▶ OBJECTIVE:
Take from the listing each line that has the string "this".
• • • •
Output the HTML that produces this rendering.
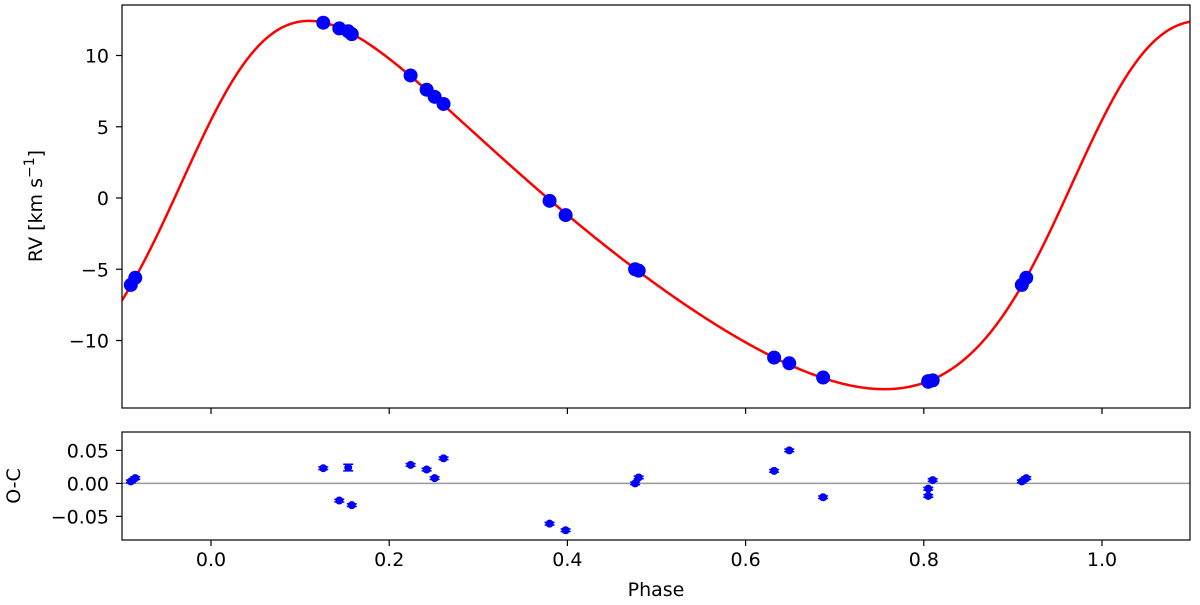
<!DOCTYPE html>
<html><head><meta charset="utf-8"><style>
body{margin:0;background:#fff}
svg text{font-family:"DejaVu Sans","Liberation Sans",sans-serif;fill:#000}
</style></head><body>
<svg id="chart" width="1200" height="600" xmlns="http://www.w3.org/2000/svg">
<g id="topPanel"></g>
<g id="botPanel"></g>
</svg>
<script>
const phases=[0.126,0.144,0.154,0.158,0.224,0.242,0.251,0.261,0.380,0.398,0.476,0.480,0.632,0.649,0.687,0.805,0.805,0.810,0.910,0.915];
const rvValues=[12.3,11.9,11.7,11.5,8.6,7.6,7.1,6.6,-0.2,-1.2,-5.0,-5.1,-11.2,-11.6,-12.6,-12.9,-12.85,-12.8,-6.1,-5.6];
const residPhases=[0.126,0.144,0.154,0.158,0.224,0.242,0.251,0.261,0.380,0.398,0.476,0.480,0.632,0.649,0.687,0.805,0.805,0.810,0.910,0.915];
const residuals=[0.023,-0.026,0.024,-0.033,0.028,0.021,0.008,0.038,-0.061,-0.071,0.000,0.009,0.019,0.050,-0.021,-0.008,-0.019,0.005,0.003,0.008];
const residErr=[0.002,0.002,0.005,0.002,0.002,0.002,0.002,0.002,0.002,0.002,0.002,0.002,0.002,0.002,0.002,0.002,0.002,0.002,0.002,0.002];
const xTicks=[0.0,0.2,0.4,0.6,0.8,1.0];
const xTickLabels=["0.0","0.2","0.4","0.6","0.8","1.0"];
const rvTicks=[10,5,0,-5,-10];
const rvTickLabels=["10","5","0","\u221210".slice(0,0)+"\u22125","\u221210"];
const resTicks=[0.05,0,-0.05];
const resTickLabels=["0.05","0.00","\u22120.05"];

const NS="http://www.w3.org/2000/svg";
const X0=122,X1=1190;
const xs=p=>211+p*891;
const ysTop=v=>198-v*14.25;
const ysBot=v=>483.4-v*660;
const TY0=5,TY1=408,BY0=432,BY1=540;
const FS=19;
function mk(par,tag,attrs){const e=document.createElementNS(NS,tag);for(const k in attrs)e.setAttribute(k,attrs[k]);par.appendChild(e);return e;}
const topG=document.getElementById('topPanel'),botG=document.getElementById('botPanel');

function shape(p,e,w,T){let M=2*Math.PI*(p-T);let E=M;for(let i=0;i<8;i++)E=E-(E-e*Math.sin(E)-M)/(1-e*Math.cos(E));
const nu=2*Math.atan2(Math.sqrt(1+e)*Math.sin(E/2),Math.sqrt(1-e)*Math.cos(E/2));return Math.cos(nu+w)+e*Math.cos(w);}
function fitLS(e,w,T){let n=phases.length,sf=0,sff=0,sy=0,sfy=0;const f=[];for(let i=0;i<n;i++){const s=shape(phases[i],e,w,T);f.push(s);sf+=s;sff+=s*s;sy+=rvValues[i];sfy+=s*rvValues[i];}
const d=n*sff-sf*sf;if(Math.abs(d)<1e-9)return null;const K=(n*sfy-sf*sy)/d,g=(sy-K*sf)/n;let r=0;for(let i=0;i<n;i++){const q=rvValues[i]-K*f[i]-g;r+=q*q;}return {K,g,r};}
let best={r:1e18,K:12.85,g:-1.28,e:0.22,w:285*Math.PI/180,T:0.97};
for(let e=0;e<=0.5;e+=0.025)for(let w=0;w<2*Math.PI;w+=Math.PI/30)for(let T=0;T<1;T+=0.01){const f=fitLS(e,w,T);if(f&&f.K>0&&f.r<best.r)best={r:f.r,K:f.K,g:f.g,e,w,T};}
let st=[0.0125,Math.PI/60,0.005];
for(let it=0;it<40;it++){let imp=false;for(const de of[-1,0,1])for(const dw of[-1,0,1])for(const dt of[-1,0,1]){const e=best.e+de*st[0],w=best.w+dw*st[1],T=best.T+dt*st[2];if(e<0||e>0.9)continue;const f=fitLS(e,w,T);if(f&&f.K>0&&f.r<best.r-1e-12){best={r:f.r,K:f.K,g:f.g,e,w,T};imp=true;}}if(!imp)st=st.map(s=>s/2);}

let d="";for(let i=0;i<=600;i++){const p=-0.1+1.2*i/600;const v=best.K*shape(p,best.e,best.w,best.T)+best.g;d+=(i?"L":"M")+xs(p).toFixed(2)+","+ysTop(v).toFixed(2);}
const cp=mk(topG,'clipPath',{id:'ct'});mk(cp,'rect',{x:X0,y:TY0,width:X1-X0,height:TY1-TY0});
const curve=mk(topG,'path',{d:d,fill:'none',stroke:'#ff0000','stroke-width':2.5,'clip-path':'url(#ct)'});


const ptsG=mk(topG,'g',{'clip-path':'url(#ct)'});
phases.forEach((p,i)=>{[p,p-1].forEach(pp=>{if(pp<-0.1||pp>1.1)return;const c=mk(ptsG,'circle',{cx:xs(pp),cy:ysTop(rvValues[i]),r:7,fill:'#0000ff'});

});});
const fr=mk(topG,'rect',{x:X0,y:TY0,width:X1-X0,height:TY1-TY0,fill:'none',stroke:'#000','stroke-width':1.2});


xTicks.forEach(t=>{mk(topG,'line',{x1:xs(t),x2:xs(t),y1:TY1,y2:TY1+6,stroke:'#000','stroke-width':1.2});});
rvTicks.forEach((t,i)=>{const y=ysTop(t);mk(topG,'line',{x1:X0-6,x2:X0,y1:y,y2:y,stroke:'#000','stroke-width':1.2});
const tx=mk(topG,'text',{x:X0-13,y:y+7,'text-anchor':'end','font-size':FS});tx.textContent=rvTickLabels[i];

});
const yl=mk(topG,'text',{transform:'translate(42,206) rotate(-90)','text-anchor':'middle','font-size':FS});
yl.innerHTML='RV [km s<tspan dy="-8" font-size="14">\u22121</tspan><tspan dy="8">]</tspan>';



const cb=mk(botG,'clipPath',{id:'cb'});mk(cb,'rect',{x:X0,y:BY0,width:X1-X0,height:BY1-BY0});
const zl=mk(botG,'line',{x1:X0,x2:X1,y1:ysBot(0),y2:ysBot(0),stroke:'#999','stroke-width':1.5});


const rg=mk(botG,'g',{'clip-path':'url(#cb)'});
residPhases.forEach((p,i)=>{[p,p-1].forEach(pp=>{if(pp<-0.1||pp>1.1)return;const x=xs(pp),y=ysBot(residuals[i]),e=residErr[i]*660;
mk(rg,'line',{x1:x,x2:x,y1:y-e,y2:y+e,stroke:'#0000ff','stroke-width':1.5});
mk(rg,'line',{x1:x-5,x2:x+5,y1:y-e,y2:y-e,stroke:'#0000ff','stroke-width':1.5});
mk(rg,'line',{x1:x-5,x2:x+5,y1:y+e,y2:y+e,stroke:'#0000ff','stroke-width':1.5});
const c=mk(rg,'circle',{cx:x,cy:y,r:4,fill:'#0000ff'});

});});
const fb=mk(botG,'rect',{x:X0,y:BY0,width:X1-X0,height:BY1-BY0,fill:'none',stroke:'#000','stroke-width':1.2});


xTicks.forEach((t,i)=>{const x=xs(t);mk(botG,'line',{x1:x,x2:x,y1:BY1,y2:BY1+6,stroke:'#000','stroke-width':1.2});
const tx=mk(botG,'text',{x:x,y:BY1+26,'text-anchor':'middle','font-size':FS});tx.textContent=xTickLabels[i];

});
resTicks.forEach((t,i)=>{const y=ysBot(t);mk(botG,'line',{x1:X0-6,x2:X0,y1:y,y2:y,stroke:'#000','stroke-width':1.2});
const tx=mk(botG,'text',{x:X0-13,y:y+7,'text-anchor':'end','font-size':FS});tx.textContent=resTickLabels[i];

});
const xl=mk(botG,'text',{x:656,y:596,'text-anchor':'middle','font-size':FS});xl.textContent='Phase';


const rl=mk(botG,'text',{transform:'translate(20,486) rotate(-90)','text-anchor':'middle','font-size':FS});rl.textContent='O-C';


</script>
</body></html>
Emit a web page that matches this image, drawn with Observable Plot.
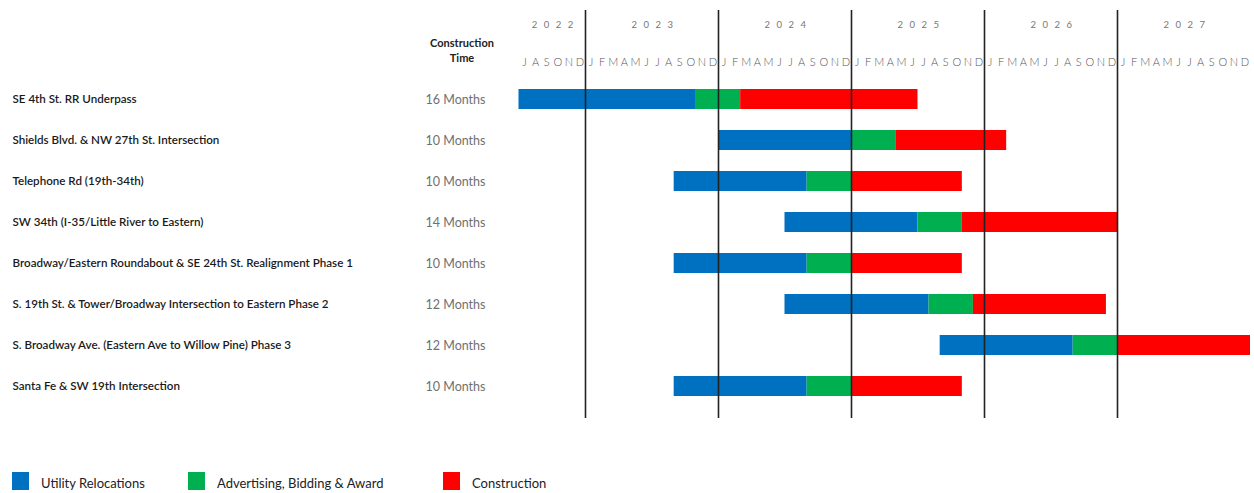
• • • •
▶ CORRECT RESPONSE:
Output the HTML that produces this rendering.
Emit a web page that matches this image, drawn with Observable Plot.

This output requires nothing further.